Tesla's market-cap milestone occurs after better-than-anticipated quarterly vehicle deliveries were announced on the weekend. Tesla delivered approximately 25,100 vehicles (above consensus estimates of 24,000), adding confidence that the firm can meet delivery guidance for the first half. That's a 69 percent increase over the first quarter of 2016.
Equity analyst firm Baird believes that shares "will move higher."

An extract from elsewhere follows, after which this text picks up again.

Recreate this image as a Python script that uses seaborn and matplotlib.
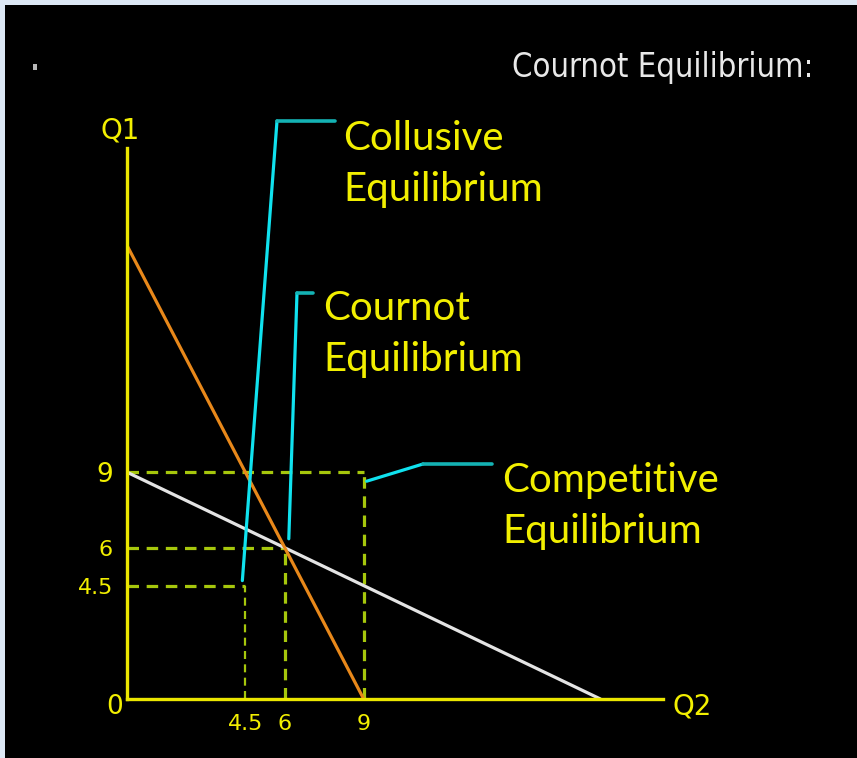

Elon Musk continues to sound the tocsin when it comes to artificial intelligence. According to a feature in Vanity Fair, Musk's investment in Google-acquired DeepMind was not about investment returns but about insight: 'It gave me more visibility into the rate at which things were improving, and I think they’re really improving at an accelerating rate, far faster than people realize. Mostly because in everyday life you don’t see robots walking around. Maybe your Roomba or something. But Roombas aren’t going to take over the world," said Musk.
Musk said Google could have good intentions but still “produce something evil by accident”-- including, say, “a fleet of artificial intelligence-enhanced robots capable of destroying mankind.”
We'll need low-cost spacecraft to escape our robot overlords, and Musk has just the thing.
Musk's SpaceX launched a commercial satellite last week using a reused Falcon booster that did its job and then landed on an ocean platform. According to a report in Florida Today: "Martin Halliwell, chief technology officer of Luxembourg-based SES, whose satellite reached orbit Thursday, said SpaceX had the launch industry “shaking in its boots” several years ago when it showed Falcon rockets could launch communications satellites to high orbits.
“I think it’s shaking now,” he said Thursday. “I really do.”
Musk was quoted as saying, "It means that humanity can become a space-faring civilization and be out there among stars.”